There were two large men smoking outside the door. One looked over at us. "He's not Indian like that." The man laughed and gave me a cigarette. He had impossibly bowed legs and a gut that hung halfway down his crotch. "Doug," he said and shook my hand, "but youc'n call me Precious." He thought that was hilarious. So did his friend. Doug had a long scraggly goatee and a pony tail coming out of the back of his New Jersey Transit baseball cap. He told me he was a train conductor and that we were with him. "You don't have to wait in no line."
Two women followed us in and as we pressed through the crush they were prodded, cajoled, and tormented by terrible men. These predators are the reason for the Sunday morning Horror. A pack of dogs, drunk before seven in the oldest working saloon in New York. It smells bad at McSorley's. You get two beers for the price of one. A set, they call it. You may have light or dark, but it doesn't matter, both taste like fish. Flat, viscous, slightly warm beer served in hastily rinsed glasses. Doug told us they were going to Jack Dempsey's right after. He's kind of friends with the owner and he gets hooked up. Then Doug forgot about us.
McSorley's never cleans. They still throw down sawdust in case some one throws up or is bleeding everywhere. There is a lamp near the center of the bar with tendrils of dust hanging off of it, and something else I couldn't discern. "Dude," another large man told me, "the lamp has wishbones on it. They'd hang a wishbone on the lamp when a sailor went to sea.

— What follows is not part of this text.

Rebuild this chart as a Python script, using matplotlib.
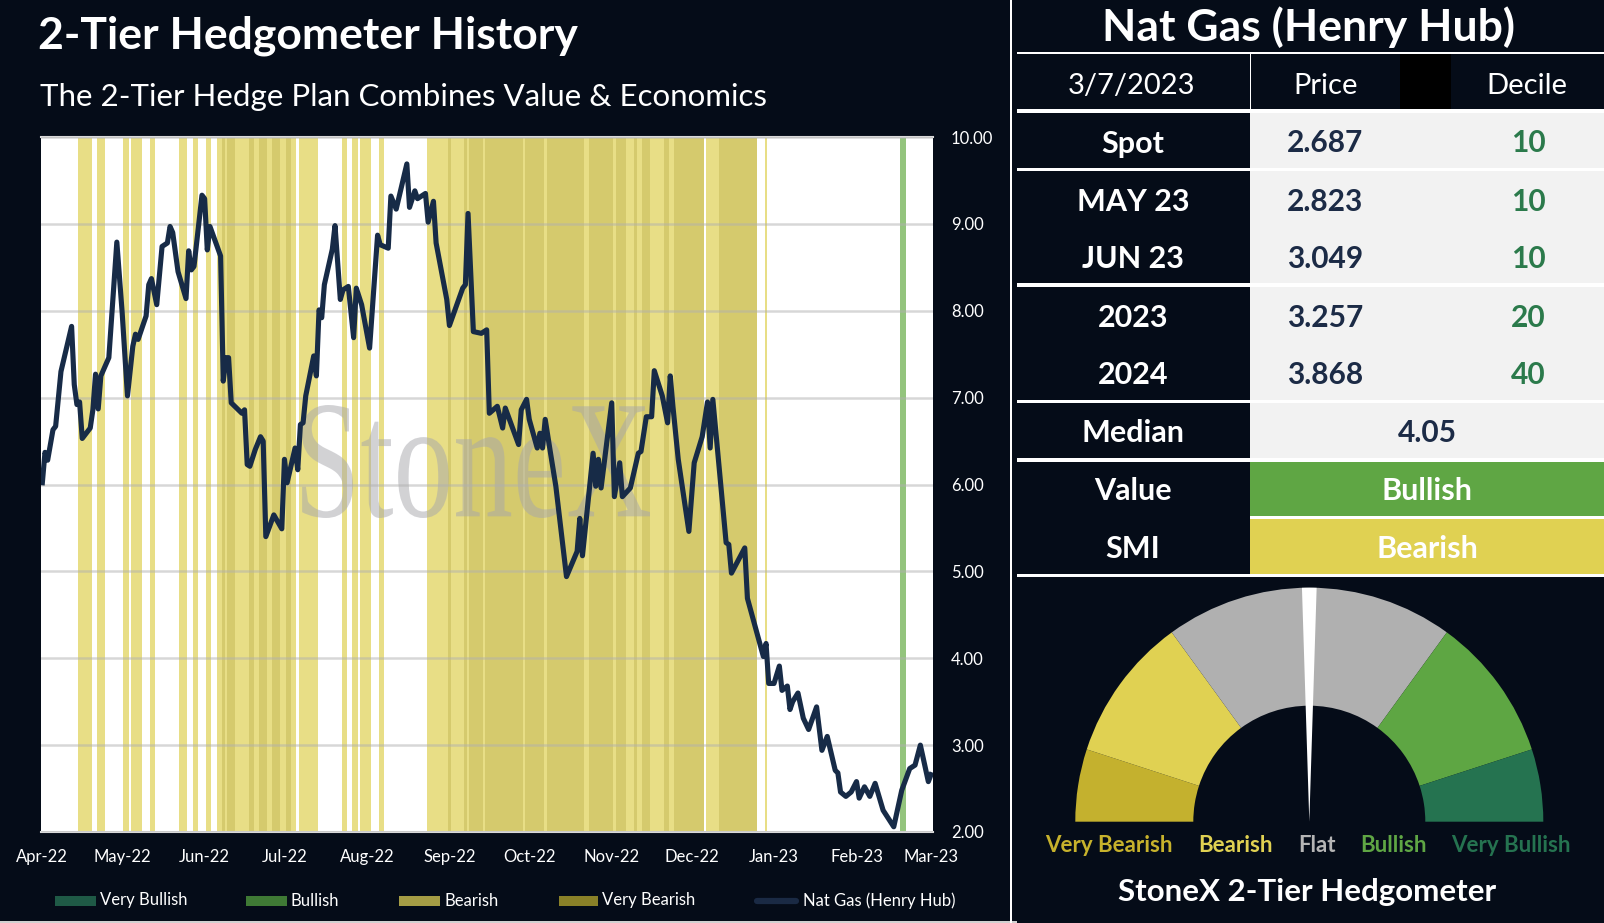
import pandas as pd
import matplotlib
matplotlib.use('Agg')
import matplotlib.pyplot as plt
import matplotlib.dates as mdates
from matplotlib.patches import Rectangle, Wedge, PathPatch
from matplotlib.textpath import TextPath
from matplotlib.font_manager import FontProperties
from matplotlib.transforms import Affine2D

plt.rcParams['font.family'] = ['Lato', 'DejaVu Sans']

W, H = 1604, 923
BG = '#050c18'
start = pd.Timestamp('2022-04-01')

# Henry Hub price, x = days after 1 Apr 2022
day = [0, 1, 2, 4, 5, 7, 11, 12, 13, 14, 15, 18, 19, 20, 21, 22, 25, 28, 30, 32,
       34, 35, 36, 39, 40, 41, 43, 45, 47, 48, 49, 51, 54, 55, 56, 57, 60, 61, 62, 63,
       67, 68, 69, 70, 71, 75, 76, 77, 78, 80, 82, 83, 84, 87, 90, 91, 92, 95, 96, 97,
       98, 99, 102, 103, 104, 105, 106, 109, 110, 112, 113, 115, 117, 118, 120, 123, 126, 127, 130, 131,
       133, 137, 138, 140, 141, 144, 145, 147, 148, 152, 153, 158, 159, 160, 162, 165, 167, 168, 171, 173,
       174, 179, 180, 182, 183, 186, 187, 188, 189, 191, 193, 197, 201, 202, 203, 207, 208, 209, 210, 214,
       215, 217, 218, 221, 224, 225, 227, 229, 230, 233, 235, 236, 237, 239, 243, 245, 248, 250, 251, 252,
       257, 258, 259, 264, 265, 271, 272, 273, 275, 277, 278, 280, 281, 282, 284, 286, 288, 291, 293, 295,
       298, 299, 300, 302, 304, 306, 307, 309, 311, 313, 316, 320, 323, 326, 328, 330, 333, 334]
price = [6.02, 6.37, 6.28, 6.63, 6.67, 7.30, 7.82, 7.15, 6.92, 6.95, 6.53, 6.65, 6.86, 7.27, 6.87, 7.25, 7.46, 8.79, 7.98, 7.02,
         7.59, 7.73, 7.67, 7.94, 8.30, 8.37, 8.07, 8.74, 8.78, 8.97, 8.90, 8.45, 8.14, 8.69, 8.47, 8.51, 9.33, 9.29, 8.70, 8.97,
         8.63, 7.19, 7.46, 7.46, 6.94, 6.82, 6.86, 6.23, 6.21, 6.40, 6.55, 6.50, 5.40, 5.65, 5.49, 6.29, 6.02, 6.42, 6.17, 6.69,
         6.71, 7.02, 7.48, 7.25, 8.01, 7.92, 8.30, 8.71, 8.98, 8.13, 8.24, 8.28, 7.69, 8.26, 8.07, 7.57, 8.87, 8.76, 8.72, 9.32,
         9.17, 9.69, 9.19, 9.38, 9.29, 9.35, 9.02, 9.26, 8.78, 8.13, 7.83, 8.26, 8.30, 9.12, 7.76, 7.74, 7.78, 6.82, 6.90, 6.65,
         6.88, 6.46, 6.86, 6.98, 6.75, 6.42, 6.59, 6.42, 6.75, 6.36, 5.98, 4.94, 5.23, 5.61, 5.18, 6.36, 5.98, 6.29, 5.96, 6.94,
         5.86, 6.25, 5.86, 5.96, 6.36, 6.38, 6.78, 6.78, 7.31, 7.02, 6.71, 7.25, 6.90, 6.29, 5.46, 6.25, 6.55, 6.95, 6.42, 6.98,
         5.33, 5.31, 4.98, 5.27, 4.69, 4.02, 4.17, 3.71, 3.71, 3.91, 3.63, 3.68, 3.41, 3.50, 3.60, 3.31, 3.18, 3.44, 2.94, 3.10,
         2.71, 2.68, 2.46, 2.41, 2.46, 2.58, 2.39, 2.52, 2.41, 2.56, 2.25, 2.06, 2.48, 2.73, 2.77, 3.00, 2.58, 2.66]

# hedgometer signal days (first / last day of each run)
bearish_from = [14, 21, 31, 34, 41, 52, 57, 62, 66, 97, 113, 117, 120, 127, 145, 250, 272]
bearish_to = [18, 23, 32, 37, 42, 54, 58, 63, 95, 103, 114, 118, 123, 128, 248, 268, 272]
very_bearish_from = [68, 70, 78, 82, 87, 92, 153, 159, 161, 167, 182, 190, 206, 216, 223, 226, 234, 238, 255]
very_bearish_to = [68, 72, 79, 84, 89, 93, 153, 159, 165, 180, 188, 203, 214, 219, 223, 228, 235, 248, 268]
bullish_from = [323]
bullish_to = [324]

month_ticks = pd.date_range('2022-04-01', '2023-03-01', freq='MS')
y_ticks = [2, 3, 4, 5, 6, 7, 8, 9, 10]

legend_labels = ['Very Bullish', 'Bullish', 'Bearish', 'Very Bearish', 'Nat Gas (Henry Hub)']
legend_colors = ['#1f5a46', '#3f7a35', '#a59d45', '#8a8128', '#1a2a44']

table_date = '3/7/2023'
contracts = ['Spot', 'MAY 23', 'JUN 23', '2023', '2024']
contract_price = ['2.687', '2.823', '3.049', '3.257', '3.868']
contract_decile = ['10', '10', '10', '20', '40']
median_price = '4.05'
value_signal = 'Bullish'
smi_signal = 'Bearish'

gauge_labels = ['Very Bearish', 'Bearish', 'Flat', 'Bullish', 'Very Bullish']
gauge_degrees = [18, 36, 72, 36, 18]
gauge_colors = ['#c4b12e', '#e0d152', '#b0b0b0', '#5ea643', '#257350']
needle_angle = 90

fig = plt.figure(figsize=(W / 100, H / 100), dpi=100, facecolor=BG)

# full-figure axes in pixel units (y down) for the table, gauge and texts
pan = fig.add_axes([0, 0, 1, 1])
pan.set_xlim(0, W)
pan.set_ylim(H, 0)
pan.axis('off')


def cell(x0, x1, y0, y1, color):
    pan.add_patch(Rectangle((x0, y0), x1 - x0, y1 - y0, fc=color, ec='none'))


# ---------------- left chart ----------------
ax = fig.add_axes([41 / W, 1 - 832 / H, (933 - 41) / W, (832 - 137) / H])
ax.set_facecolor('white')
half = pd.Timedelta(hours=12)


def spans(first, last, color, z):
    for a, b in zip(first, last):
        ax.axvspan(start + pd.Timedelta(days=a) - half, start + pd.Timedelta(days=b) + half,
                   color=color, lw=0, zorder=z)


spans(bearish_from, bearish_to, '#e8de86', 1)
spans(very_bearish_from, very_bearish_to, '#d5ca6d', 1.1)
spans(bullish_from, bullish_to, '#93c47d', 1)

# StoneX watermark
tp = TextPath((0, 0), 'StoneX', size=100, prop=FontProperties(family='Liberation Serif'))
bb = tp.get_extents()
tr = (Affine2D().translate(-bb.x0, -bb.y0)
      .scale((348 / 892) / bb.width, (113 / 695) / bb.height)
      .translate((302 - 41) / 892, (832 - 518) / 695) + ax.transAxes)
ax.add_patch(PathPatch(tp, transform=tr, fc='#a6a6ab', ec='none', alpha=0.5, zorder=2))

dates = start + pd.to_timedelta(day, unit='D')
ax.plot(dates, price, color='#172b47', lw=3.7, solid_joinstyle='round', zorder=4)

ax.set_xlim(start - half, start + pd.Timedelta(days=334.75))
ax.set_ylim(2, 10)
ax.set_axisbelow(False)
ax.yaxis.grid(True, color='#b0b0b0', alpha=0.5, lw=1.8)
for s in ['left', 'right']:
    ax.spines[s].set_visible(False)
for s in ['top', 'bottom']:
    ax.spines[s].set_color('#d9d9d9')
    ax.spines[s].set_linewidth(1.5)

ax.yaxis.tick_right()
ax.set_yticks(y_ticks)
ax.set_yticklabels([f'{v:.2f}' for v in y_ticks])
ax.set_xticks(month_ticks)
ax.xaxis.set_major_formatter(mdates.DateFormatter('%b-%y'))
ax.tick_params(axis='y', length=0, pad=13, labelcolor='white', labelsize=12)
ax.tick_params(axis='x', length=0, pad=12, labelcolor='white', labelsize=12)

pan.text(38, 48, '2-Tier Hedgometer History', color='white', fontsize=32, weight='bold', va='baseline')
pan.text(40, 106, 'The 2-Tier Hedge Plan Combines Value & Economics', color='white', fontsize=22.5, va='baseline')

# legend row under the chart
legend_x = [(55, 96), (246, 287), (399, 440), (559, 598), (754, 799)]
for (x0, x1), lab, col in zip(legend_x, legend_labels, legend_colors):
    if lab == 'Nat Gas (Henry Hub)':
        pan.plot([x0 + 3, x1 - 3], [900.5, 900.5], color=col, lw=4.5, solid_capstyle='round')
    else:
        cell(x0, x1, 895.5, 905.5, col)
    pan.text(x1 + 4, 900.5, lab, color='white', fontsize=12, va='center')

cell(0, W, 921, H, '#d0d0d0')

# ---------------- right panel ----------------
cell(1009.5, 1012, 0, H, 'white')
cell(1017, W, 0, H, 'white')
cell(1017, W, 0, 51.7, BG)
pan.text(1308.5, 27, 'Nat Gas (Henry Hub)', color='white', fontsize=32, weight='bold',
         ha='center', va='center')

cell(1017, 1249.5, 54, 109.3, BG)
cell(1251, W, 54, 109.3, BG)
cell(1400, 1451, 54, 109.3, '#000000')
hdr_y = 84
pan.text(1132, hdr_y, table_date, color='white', fontsize=21, ha='center', va='center_baseline')
pan.text(1325.5, hdr_y, 'Price', color='white', fontsize=21, ha='center', va='center_baseline')
pan.text(1527, hdr_y, 'Decile', color='white', fontsize=21, ha='center', va='center_baseline')

LIGHT = '#f2f2f2'
groups = [(112.7, 167.7), (170.7, 283.3), (286.7, 400), (403.3, 458.3)]
for y0, y1 in groups:
    cell(1017, 1250, y0, y1, BG)
    cell(1250, W, y0, y1, LIGHT)

row_y = [141, 199.5, 257, 315.5, 373]
for y, name, p, d in zip(row_y, contracts, contract_price, contract_decile):
    pan.text(1133, y, name, color='white', fontsize=22, weight='bold', ha='center', va='center_baseline')
    pan.text(1325.5, y, p, color='#1c2b46', fontsize=21.5, weight='bold', ha='center', va='center_baseline')
    pan.text(1528, y, d, color='#2b7a4b', fontsize=21.5, weight='bold', ha='center', va='center_baseline')

pan.text(1133, 431, 'Median', color='white', fontsize=22, weight='bold', ha='center', va='center_baseline')
pan.text(1427, 431, median_price, color='#1c2b46', fontsize=21.5, weight='bold', ha='center', va='center_baseline')

cell(1017, 1250, 461.7, 574, BG)
cell(1250, W, 461.7, 516, '#5fa644')
cell(1250, W, 518.7, 574, '#e0d152')
pan.text(1133, 489, 'Value', color='white', fontsize=22, weight='bold', ha='center', va='center_baseline')
pan.text(1133, 547, 'SMI', color='white', fontsize=22, weight='bold', ha='center', va='center_baseline')
pan.text(1427, 489, value_signal, color='white', fontsize=22, weight='bold', ha='center', va='center_baseline')
pan.text(1427, 547, smi_signal, color='white', fontsize=22, weight='bold', ha='center', va='center_baseline')

# gauge
cell(1017, W, 576.7, H, BG)
cx, cy, r_out, r_in = 1309.3, 821.7, 234, 116
a = 180
for deg, col in zip(gauge_degrees, gauge_colors):
    # y axis is flipped, so visual angles are negated
    pan.add_patch(Wedge((cx, cy), r_out, -a, -(a - deg), width=r_out - r_in, fc=col, ec='none'))
    a -= deg
pan.add_patch(Wedge((cx, cy), r_out, -needle_angle - 1.8, -needle_angle + 1.8, fc='white', ec='none'))

label_x = [1108.4, 1235.2, 1316.8, 1393.2, 1511]
label_cols = ['#c7b22c', '#e0d152', '#b5b5b5', '#5fa644', '#257350']
for x, lab, col in zip(label_x, gauge_labels, label_cols):
    pan.text(x, 844, lab, color=col, fontsize=16, weight='bold', ha='center', va='center_baseline')
pan.text(1307, 889, 'StoneX 2-Tier Hedgometer', color='white', fontsize=22.5, weight='bold',
         ha='center', va='center_baseline')

fig.savefig('out.png', dpi=100, facecolor=BG)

If he never came back, the wishbone would never come off. It's beautiful, bro. Beautiful." Groups of men punching each other on the arms. One man had bought a McSorley's tee shirt and was wearing it over a dress shirt. "Do you think maybe you hit an age where you don't go some places?" I said. My companion wanted to know where the hell the pisser was. "They don't have a ladies room," I said.
Doug told a woman at the bar that she wanted to ride him like a Rigid down a bumpy road. She smiled prettily and tried not to say anything. Doug looked satisfied. My companion was still in the pisser and I pushed my way out of this vile trap. I couldn't breathe. One man took a cowboy hat off another man and put it on. "I'm a goddamn cowboy!" I opened the door and lit another cigarette. I'd never return. It's become a joke and a must-see in the tourist books. A filthy hole masquerading in the light of tradition. They don't have to clean the lines because they've never cleaned them. The bartenders are laughing at you. Joseph Mitchell's vision of the Wonderful Saloon no longer exists. All that's left is a coal fire and the wishbones.